#### WORK TO BE COMPLETED
Every entry that follows needs to be repeated exactly.

begin

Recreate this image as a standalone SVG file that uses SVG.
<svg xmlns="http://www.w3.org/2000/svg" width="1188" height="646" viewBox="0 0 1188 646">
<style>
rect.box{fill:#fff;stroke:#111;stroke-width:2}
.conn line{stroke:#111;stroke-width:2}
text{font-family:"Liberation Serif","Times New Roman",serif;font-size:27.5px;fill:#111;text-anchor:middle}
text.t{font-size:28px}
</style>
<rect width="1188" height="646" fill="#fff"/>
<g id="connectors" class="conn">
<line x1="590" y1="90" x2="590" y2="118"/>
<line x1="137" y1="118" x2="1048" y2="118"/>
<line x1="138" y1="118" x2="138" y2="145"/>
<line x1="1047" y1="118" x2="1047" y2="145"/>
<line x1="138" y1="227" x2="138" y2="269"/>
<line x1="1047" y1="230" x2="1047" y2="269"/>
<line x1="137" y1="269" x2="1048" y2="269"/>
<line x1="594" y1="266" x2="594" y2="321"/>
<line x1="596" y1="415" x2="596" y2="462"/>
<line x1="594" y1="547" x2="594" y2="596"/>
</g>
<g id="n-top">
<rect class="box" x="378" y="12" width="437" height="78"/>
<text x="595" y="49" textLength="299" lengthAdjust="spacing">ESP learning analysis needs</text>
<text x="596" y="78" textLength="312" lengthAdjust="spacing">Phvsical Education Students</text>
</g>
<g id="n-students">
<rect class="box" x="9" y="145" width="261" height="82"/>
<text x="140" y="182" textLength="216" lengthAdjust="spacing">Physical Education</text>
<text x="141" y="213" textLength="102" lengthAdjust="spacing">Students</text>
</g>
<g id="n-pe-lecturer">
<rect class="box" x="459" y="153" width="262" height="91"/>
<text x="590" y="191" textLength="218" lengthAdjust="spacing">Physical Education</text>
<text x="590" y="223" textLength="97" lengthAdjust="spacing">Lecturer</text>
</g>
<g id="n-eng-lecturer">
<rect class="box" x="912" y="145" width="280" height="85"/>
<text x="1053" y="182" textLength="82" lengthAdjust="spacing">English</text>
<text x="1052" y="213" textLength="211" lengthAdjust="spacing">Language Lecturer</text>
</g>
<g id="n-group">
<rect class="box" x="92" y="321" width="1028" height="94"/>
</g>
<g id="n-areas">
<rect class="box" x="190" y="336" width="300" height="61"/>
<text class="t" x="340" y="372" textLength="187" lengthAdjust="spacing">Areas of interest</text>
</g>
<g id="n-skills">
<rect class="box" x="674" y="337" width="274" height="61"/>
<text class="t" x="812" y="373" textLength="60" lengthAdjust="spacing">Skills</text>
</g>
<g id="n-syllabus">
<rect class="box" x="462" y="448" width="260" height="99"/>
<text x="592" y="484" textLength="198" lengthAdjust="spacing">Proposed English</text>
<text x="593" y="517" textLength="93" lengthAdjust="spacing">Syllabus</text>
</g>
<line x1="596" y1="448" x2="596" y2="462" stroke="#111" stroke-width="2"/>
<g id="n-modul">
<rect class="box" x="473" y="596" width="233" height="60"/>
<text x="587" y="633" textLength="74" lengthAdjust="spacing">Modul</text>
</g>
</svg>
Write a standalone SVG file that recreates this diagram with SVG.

end

#### PROBLEM SOLUTION
Recreate this image as a standalone SVG file that uses SVG.
<svg xmlns="http://www.w3.org/2000/svg" width="1188" height="646" viewBox="0 0 1188 646">
<style>
rect.box{fill:#fff;stroke:#111;stroke-width:2}
.conn line{stroke:#111;stroke-width:2}
text{font-family:"Liberation Serif","Times New Roman",serif;font-size:27.5px;fill:#111;text-anchor:middle}
text.t{font-size:28px}
</style>
<rect width="1188" height="646" fill="#fff"/>
<g id="connectors" class="conn">
<line x1="590" y1="90" x2="590" y2="118"/>
<line x1="137" y1="118" x2="1048" y2="118"/>
<line x1="138" y1="118" x2="138" y2="145"/>
<line x1="1047" y1="118" x2="1047" y2="145"/>
<line x1="138" y1="227" x2="138" y2="269"/>
<line x1="1047" y1="230" x2="1047" y2="269"/>
<line x1="137" y1="269" x2="1048" y2="269"/>
<line x1="594" y1="266" x2="594" y2="321"/>
<line x1="596" y1="415" x2="596" y2="462"/>
<line x1="594" y1="547" x2="594" y2="596"/>
</g>
<g id="n-top">
<rect class="box" x="378" y="12" width="437" height="78"/>
<text x="595" y="49" textLength="299" lengthAdjust="spacing">ESP learning analysis needs</text>
<text x="596" y="78" textLength="312" lengthAdjust="spacing">Phvsical Education Students</text>
</g>
<g id="n-students">
<rect class="box" x="9" y="145" width="261" height="82"/>
<text x="140" y="182" textLength="216" lengthAdjust="spacing">Physical Education</text>
<text x="141" y="213" textLength="102" lengthAdjust="spacing">Students</text>
</g>
<g id="n-pe-lecturer">
<rect class="box" x="459" y="153" width="262" height="91"/>
<text x="590" y="191" textLength="218" lengthAdjust="spacing">Physical Education</text>
<text x="590" y="223" textLength="97" lengthAdjust="spacing">Lecturer</text>
</g>
<g id="n-eng-lecturer">
<rect class="box" x="912" y="145" width="280" height="85"/>
<text x="1053" y="182" textLength="82" lengthAdjust="spacing">English</text>
<text x="1052" y="213" textLength="211" lengthAdjust="spacing">Language Lecturer</text>
</g>
<g id="n-group">
<rect class="box" x="92" y="321" width="1028" height="94"/>
</g>
<g id="n-areas">
<rect class="box" x="190" y="336" width="300" height="61"/>
<text class="t" x="340" y="372" textLength="187" lengthAdjust="spacing">Areas of interest</text>
</g>
<g id="n-skills">
<rect class="box" x="674" y="337" width="274" height="61"/>
<text class="t" x="812" y="373" textLength="60" lengthAdjust="spacing">Skills</text>
</g>
<g id="n-syllabus">
<rect class="box" x="462" y="448" width="260" height="99"/>
<text x="592" y="484" textLength="198" lengthAdjust="spacing">Proposed English</text>
<text x="593" y="517" textLength="93" lengthAdjust="spacing">Syllabus</text>
</g>
<line x1="596" y1="448" x2="596" y2="462" stroke="#111" stroke-width="2"/>
<g id="n-modul">
<rect class="box" x="473" y="596" width="233" height="60"/>
<text x="587" y="633" textLength="74" lengthAdjust="spacing">Modul</text>
</g>
</svg>
Write a standalone SVG file that recreates this diagram with SVG.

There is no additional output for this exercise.